*Given information:*
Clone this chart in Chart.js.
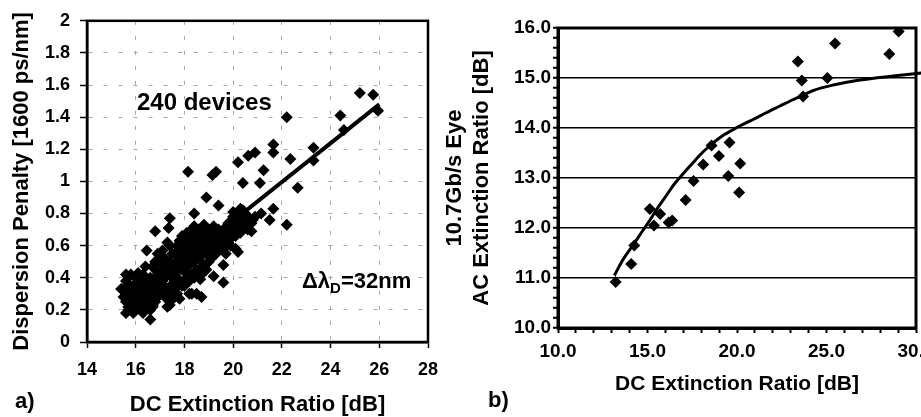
<!DOCTYPE html>
<html>
<head>
<meta charset="utf-8">
<script src="https://cdn.jsdelivr.net/npm/chart.js@4.4.0/dist/chart.umd.min.js"></script>
<style>
  html, body { margin: 0; padding: 0; background: #fff; overflow: hidden; width: 921px; height: 417px; }
  #wrapA { position: absolute; left: 0; top: 0; width: 460px; height: 417px; }
  #wrapB { position: absolute; left: 436px; top: 0; width: 520px; height: 417px; }
  .note { position: absolute; font-family: 'Liberation Sans', Arial, sans-serif; font-weight: bold;
          color: #000; line-height: 1; white-space: nowrap; }
  .note sub { font-size: 15px; vertical-align: -5px; line-height: 1; }
</style>
</head>
<body>
<div id="wrapA"><canvas id="chartA" width="460" height="417"></canvas></div>
<div id="wrapB"><canvas id="chartB" width="520" height="417"></canvas></div>
<div class="note" style="left:137px; top:90px; font-size:24px;">240 devices</div>
<div class="note" style="left:302px; top:270px; font-size:22px;">&Delta;&lambda;<sub>D</sub>=32nm</div>
<div class="note" style="left:15px; top:390px; font-size:22px;">a)</div>
<div class="note" style="left:488px; top:389px; font-size:22px;">b)</div>
<script>
// a) dispersion penalty vs DC extinction ratio, 240 devices  [dc, penalty]
const devicePoints = [
  [25.2,1.55],[25.75,1.54],[22.2,1.40],[24.4,1.41],[24.55,1.32],[25.95,1.44],
  [21.65,1.23],[21.65,1.18],[20.62,1.16],[20.9,1.18],[20.2,1.12],[22.35,1.14],
  [23.3,1.21],[23.3,1.13],[21.25,1.07],[18.15,1.06],[19.15,1.04],[19.3,1.06],
  [20.4,0.99],[21.1,0.99],[22.65,0.96],[18.9,0.9],[19.4,0.85],[18.4,0.8],
  [21.65,0.83],[21.15,0.8],[21.5,0.76],[22.2,0.73],[20.3,0.83],[20.0,0.81],
  [19.2,0.41],[19.6,0.37],[18.7,0.28],[19.6,0.48],[20.1,0.58],[20.2,0.56],
  [20.3,0.68],[20.75,0.69],[20.75,0.74],[15.4,0.33],[15.6,0.18],[16.6,0.14],
  [17.4,0.23],[16.7,0.22],[15.9,0.26],[16.25,0.2],[18.5,0.3],[18.3,0.3],
  [18.65,0.39],[16.45,0.57],[16.8,0.69],[17.4,0.77],[17.35,0.71],
  [15.5,0.33],[15.6,0.38],[15.7,0.3],[15.8,0.42],[15.9,0.35],[15.6,0.25],[15.8,0.22],[15.9,0.28],
  [16.0,0.4],[16.0,0.2],[15.7,0.2],[15.5,0.28],[16.0,0.31],[15.9,0.18],[15.8,0.33],
  [16.1,0.36],[16.2,0.27],[16.3,0.42],[16.4,0.33],[16.2,0.22],[16.5,0.38],[16.1,0.43],[16.3,0.25],
  [16.4,0.2],[16.5,0.3],[16.2,0.4],[16.4,0.47],[16.1,0.3],[16.3,0.35],[16.5,0.24],
  [16.6,0.4],[16.7,0.32],[16.8,0.45],[16.9,0.37],[16.6,0.27],[16.8,0.5],[16.9,0.28],[17.0,0.43],
  [16.7,0.23],[16.8,0.35],[17.0,0.52],[16.9,0.55],[16.6,0.34],[17.0,0.3],[16.7,0.47],[16.8,0.25],
  [17.1,0.38],[17.2,0.46],[17.3,0.33],[17.4,0.5],[17.1,0.57],[17.2,0.28],[17.3,0.42],[17.5,0.36],
  [17.4,0.6],[17.1,0.3],[17.2,0.52],[17.5,0.45],[17.3,0.22],[17.4,0.25],[17.5,0.55],[17.2,0.4],
  [17.3,0.62],[17.1,0.48],
  [17.6,0.42],[17.7,0.5],[17.8,0.38],[17.9,0.58],[17.6,0.33],[17.8,0.63],[17.7,0.3],[17.9,0.45],
  [18.0,0.52],[17.6,0.55],[17.8,0.47],[18.0,0.35],[17.7,0.4],[17.9,0.66],[17.6,0.28],[18.0,0.62],
  [17.8,0.27],[17.7,0.6],
  [18.1,0.48],[18.2,0.56],[18.3,0.42],[18.4,0.62],[18.1,0.68],[18.2,0.38],[18.3,0.7],[18.4,0.5],
  [18.5,0.58],[18.1,0.4],[18.3,0.53],[18.5,0.45],[18.2,0.65],[18.4,0.72],[18.5,0.66],[18.2,0.3],
  [18.4,0.4],
  [18.6,0.52],[18.7,0.6],[18.8,0.48],[18.9,0.67],[18.6,0.7],[18.7,0.42],[18.8,0.73],[18.9,0.55],
  [19.0,0.62],[18.6,0.62],[18.8,0.58],[19.0,0.5],[18.7,0.68],[18.9,0.45],[19.0,0.7],
  [19.1,0.6],[19.2,0.66],[19.3,0.55],[19.4,0.7],[19.1,0.52],[19.3,0.63],[19.2,0.72],[19.4,0.6],
  [19.5,0.66],[19.1,0.68],
  [19.6,0.58],[19.7,0.66],[19.8,0.62],[19.9,0.7],[19.6,0.7],[19.8,0.74],[20.0,0.72],[19.7,0.55],
  [19.9,0.6],[20.0,0.78],
  [20.1,0.74],[20.2,0.8],[20.3,0.7],[20.4,0.76],[20.5,0.72],[20.6,0.78],[20.2,0.68],[20.4,0.82],
  [20.7,0.74],[20.8,0.76],[20.1,0.66],[20.9,0.78],
  [15.6,0.42],[15.7,0.36],[16.0,0.25],[16.2,0.33],[16.3,0.18],[16.6,0.2],[16.9,0.42],[17.0,0.36],
  [17.2,0.34],[17.4,0.3],[17.5,0.4],[17.6,0.48],[17.8,0.55],[17.9,0.35],[18.0,0.44],[18.1,0.58],
  [18.2,0.48],[18.3,0.6],[18.5,0.52],[18.6,0.45],[18.7,0.55],[18.8,0.65],[18.9,0.6],[19.0,0.56],
  [19.2,0.58],[19.3,0.7],[19.5,0.58],[19.6,0.64],[19.8,0.68],[20.0,0.66],[20.3,0.77],[20.5,0.8],
  [16.4,0.28],[16.7,0.38],[17.1,0.44],[17.3,0.5],[17.7,0.45],[18.4,0.55],[16.9,0.33],[17.6,0.38],
  [20.6,0.7]
];
const fitLineDc = [15.5, 26.0];
const fitLinePenalty = [0.21, 1.48];

// b) 10.7Gb/s eye AC extinction ratio vs DC extinction ratio
const eyeDc = [13.22, 14.09, 14.26, 15.13, 15.36, 15.71, 16.18, 16.38, 17.13, 17.57, 18.11, 18.58,
               18.99, 19.58, 19.51, 20.18, 20.12, 23.40, 23.62, 23.69, 25.05, 25.48, 28.51, 29.03];
const eyeAc = [10.92, 11.28, 11.65, 12.38, 12.05, 12.28, 12.11, 12.15, 12.56, 12.94, 13.27, 13.65,
               13.44, 13.71, 13.04, 13.29, 12.71, 15.33, 14.95, 14.63, 15.00, 15.69, 15.48, 15.93];
const curveDc = [13.15, 13.6, 14.2, 14.7, 15.14, 15.6, 16.07, 16.5, 17.0, 17.5, 17.93, 18.4, 18.87,
                 19.3, 19.8, 20.2, 20.9, 21.6, 22.4, 23.15, 23.71, 24.26, 25.38, 26.87, 28.73, 30.3];
const curveAc = [11.05, 11.35, 11.66, 11.93, 12.16, 12.42, 12.66, 12.88, 13.09, 13.29, 13.46, 13.62, 13.76,
                 13.87, 13.97, 14.05, 14.17, 14.30, 14.44, 14.57, 14.66, 14.75, 14.86, 14.96, 15.04, 15.10];

const FONT = "'Liberation Sans', Arial, sans-serif";
Chart.defaults.font.family = FONT;
Chart.defaults.color = '#000';

const boxBorder = {
  id: 'boxBorder',
  afterDatasetsDraw(chart, args, opts) {
    const { ctx, chartArea: a } = chart;
    ctx.save();
    ctx.strokeStyle = '#000';
    ctx.lineWidth = opts.width || 2;
    ctx.strokeRect(a.left, a.top, a.right - a.left, a.bottom - a.top);
    ctx.restore();
  }
};

const isWhole = v => Math.abs(v - Math.round(v)) < 1e-6;

new Chart(document.getElementById('chartA'), {
  type: 'scatter',
  data: {
    datasets: [
      {
        type: 'line',
        data: fitLineDc.map((x, i) => ({ x: x, y: fitLinePenalty[i] })),
        borderColor: '#000', borderWidth: 4, pointRadius: 0, fill: false
      },
      {
        data: devicePoints.map(p => ({ x: p[0], y: p[1] })),
        pointStyle: 'rectRot', pointRadius: 6, backgroundColor: '#000', borderWidth: 0
      }
    ]
  },
  options: {
    responsive: false, animation: false,
    layout: { padding: { left: 0, top: 14, right: 32, bottom: 0 } },
    plugins: { legend: { display: false }, tooltip: { enabled: false }, boxBorder: { width: 2.5 } },
    scales: {
      x: {
        type: 'linear', min: 14, max: 28,
        afterFit: s => { s.height = 75; },
        ticks: { stepSize: 2, autoSkip: false, maxRotation: 0, padding: 11, font: { size: 18, weight: 'bold' } },
        grid: { color: '#a8a8a8', lineWidth: 1, tickColor: '#000', tickWidth: 1.5, tickLength: 6 },
        border: { color: '#000', width: 2.5, dash: [4, 11] },
        title: { display: true, text: 'DC Extinction Ratio [dB]', font: { size: 22, weight: 'bold', lineHeight: 1 },
                 padding: { top: 0, bottom: 1 } }
      },
      y: {
        min: 0, max: 2,
        afterFit: s => { s.width = 87; },
        ticks: { stepSize: 0.2, autoSkip: false, padding: 10, font: { size: 18, weight: 'bold' },
                 callback: v => String(Math.round(v * 10) / 10) },
        grid: { color: '#a8a8a8', lineWidth: 1, tickColor: '#000', tickWidth: 1.5, tickLength: 7 },
        border: { color: '#000', width: 2.5, dash: [4, 11] },
        title: { display: true, text: 'Dispersion Penalty [1600 ps/nm]', font: { size: 22, weight: 'bold', lineHeight: 1 },
                 padding: { top: 11, bottom: 0 } }
      }
    }
  },
  plugins: [boxBorder]
});

new Chart(document.getElementById('chartB'), {
  type: 'scatter',
  data: {
    datasets: [
      {
        type: 'line',
        data: curveDc.map((x, i) => ({ x: x, y: curveAc[i] })),
        borderColor: '#000', borderWidth: 3, pointRadius: 0, fill: false,
        cubicInterpolationMode: 'monotone', clip: false
      },
      {
        data: eyeDc.map((x, i) => ({ x: x, y: eyeAc[i] })),
        pointStyle: 'rectRot', pointRadius: 6, backgroundColor: '#000', borderWidth: 0
      }
    ]
  },
  options: {
    responsive: false, animation: false,
    layout: { padding: { left: 0, top: 28, right: 40, bottom: 0 } },
    plugins: { legend: { display: false }, tooltip: { enabled: false }, boxBorder: { width: 3 } },
    scales: {
      x: {
        type: 'linear', min: 10, max: 30,
        afterFit: s => { s.height = 89; },
        ticks: { stepSize: 1, autoSkip: false, maxRotation: 0, padding: 7, font: { size: 19, weight: 'bold' },
                 callback: v => (v % 5 === 0 ? v.toFixed(1) : '') },
        grid: { drawOnChartArea: false, tickColor: '#000', tickWidth: 2, tickLength: 5 },
        border: { color: '#000', width: 3 },
        title: { display: true, text: 'DC Extinction Ratio [dB]', font: { size: 21, weight: 'bold', lineHeight: 1 },
                 padding: { top: 0, bottom: 22 } }
      },
      y: {
        min: 10, max: 16,
        afterFit: s => { s.width = 122; },
        ticks: { stepSize: 0.2, autoSkip: false, padding: 2, font: { size: 19, weight: 'bold' },
                 callback: v => (isWhole(v) ? v.toFixed(1) : '') },
        grid: { color: c => (isWhole(c.tick.value) ? '#000' : 'rgba(0,0,0,0)'), lineWidth: 1.5,
                tickColor: '#000', tickWidth: 2, tickLength: 5 },
        border: { color: '#000', width: 3 },
        title: { display: true, text: ['10.7Gb/s Eye', 'AC Extinction Ratio [dB]'],
                 font: { size: 22, weight: 'bold', lineHeight: 1.25 }, padding: { top: 5, bottom: 0 } }
      }
    }
  },
  plugins: [boxBorder]
});
</script>
</body>
</html>
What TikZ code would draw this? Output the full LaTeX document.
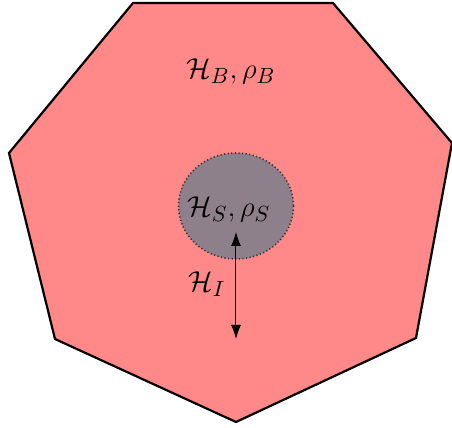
\documentclass[tikz,border=0pt]{standalone}
\usetikzlibrary{arrows.meta}
\definecolor{bathpink}{RGB}{255,136,136}
\definecolor{sysgray}{RGB}{142,128,138}
\begin{document}
\begin{tikzpicture}[x=0.5pt,y=-0.5pt,
  lbl/.style={font=\fontsize{15.5}{18}\selectfont, inner sep=0pt},
  bath/.style={fill=bathpink, draw=black, line width=1.1pt, line join=miter},
  sys/.style={fill=sysgray, draw=black!80, line width=0.8pt, dash pattern=on 0.6pt off 1.2pt},
  link/.style={line width=0.5pt, {Latex[length=7pt,width=5pt]}-{Latex[length=7pt,width=5pt]}}]
\useasboundingbox (0,0) rectangle (452,428);
\draw[bath] (133,3) -- (333,3) -- (452,143) -- (416,338) -- (236,422) -- (55,339) -- (9,153) -- cycle;
\draw[sys] (236,206) ellipse [x radius=57.5, y radius=53];
\node[lbl] (hb) at (231,71) {$\mathcal{H}_B,\rho_B$};
\node[lbl] (hs) at (229,209) {$\mathcal{H}_S,\rho_S$};
\coordinate (top) at (236,232);
\coordinate (bot) at (236,339);
\draw[link] (top) -- (bot);
\node[lbl] (hi) at (207,284) {$\mathcal{H}_I$};
\end{tikzpicture}
\end{document}
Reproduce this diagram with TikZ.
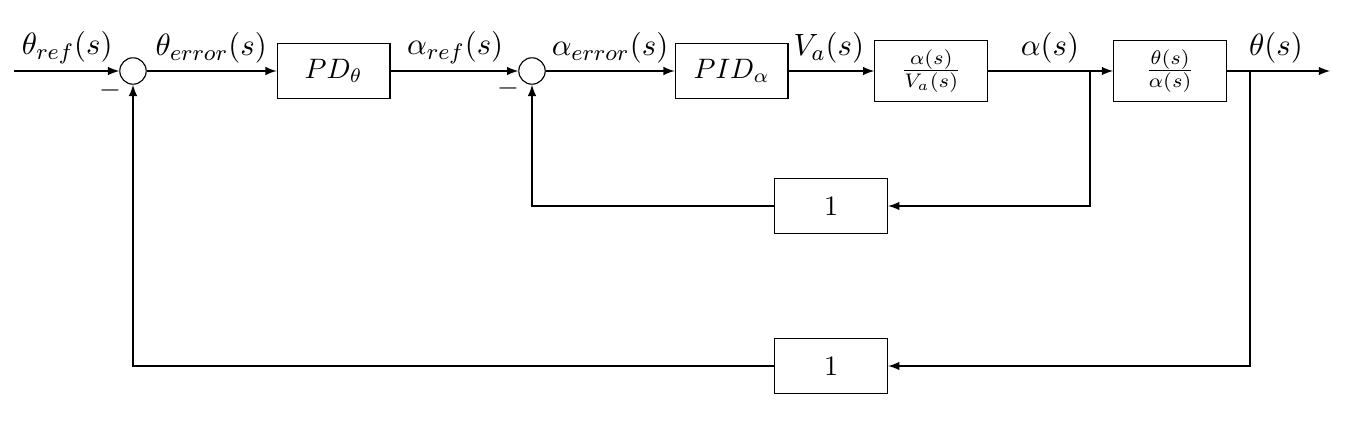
\documentclass[tikz,border=0pt]{standalone}
\usepackage{amsmath}
\usetikzlibrary{arrows}

\tikzset{
  block/.style={draw, rectangle, minimum width=1.41cm, minimum height=0.69cm},
  tfblock/.style={block, minimum height=0.76cm},
  sumnode/.style={draw, circle, minimum size=0.33cm, inner sep=0pt},
  siglabel/.style={font=\fontsize{11}{13}\selectfont},
}

\begin{document}
\begin{tikzpicture}[>=latex]
    \useasboundingbox (0,0) rectangle (16.925,-5.575);

    % Forward path
    \coordinate (in) at (0.175,-0.8875);
    \node[sumnode] (sum1) at (1.6625,-0.8875) {};
    \node[block] (pd) at (4.17,-0.8875) {$PD_\theta$};
    \node[sumnode] (sum2) at (6.65,-0.8875) {};
    \node[block] (pid) at (9.145,-0.8875) {$PID_\alpha$};
    \node[tfblock] (motor) at (11.64,-0.8875) {$\frac{\alpha(s)}{V_a(s)}$};
    \coordinate (split1) at (13.625,-0.8875);
    \node[tfblock] (plant) at (14.625,-0.8875) {$\frac{\theta(s)}{\alpha(s)}$};
    \coordinate (split2) at (15.625,-0.8875);
    \coordinate (out) at (16.625,-0.8875);

    \draw[->] (in) -- (sum1);
    \draw[->] (sum1) -- (pd);
    \draw[->] (pd) -- (sum2);
    \draw[->] (sum2) -- (pid);
    \draw[->] (pid) -- (motor);
    \draw[->] (motor) -- (plant);
    \draw[->] (plant) -- (out);

    % Feedback blocks
    \node[block] (fbin) at (10.39,-2.575) {$1$};
    \node[block] (fbout) at (10.39,-4.575) {$1$};

    \draw[->] (split1) |- (fbin);
    \draw[->] (fbin) -| (sum2);
    \draw[->] (split2) |- (fbout);
    \draw[->] (fbout) -| (sum1);

    % Signal labels
    \node[siglabel] (lref) at (0.84,-0.6) {$\theta_{ref}(s)$};
    \node[siglabel] (lerr) at (2.64,-0.6) {$\theta_{error}(s)$};
    \node[siglabel] (laref) at (5.69,-0.6) {$\alpha_{ref}(s)$};
    \node[siglabel] (laerr) at (7.625,-0.6) {$\alpha_{error}(s)$};
    \node[siglabel] (lva) at (10.36,-0.6) {$V_a(s)$};
    \node[siglabel] (lalpha) at (13.125,-0.6) {$\alpha(s)$};
    \node[siglabel] (ltheta) at (15.95,-0.6) {$\theta(s)$};

    % Minus signs
    \node (m1) at (1.375,-1.13) {$-$};
    \node (m2) at (6.35,-1.1) {$-$};
\end{tikzpicture}
\end{document}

*Required work:* Using the records above, find and show each line with the string "this".

*Solved exercise:*
Clone this chart in Chart.js.
What TikZ code would draw this? Output the full LaTeX document.
Reproduce this diagram with TikZ.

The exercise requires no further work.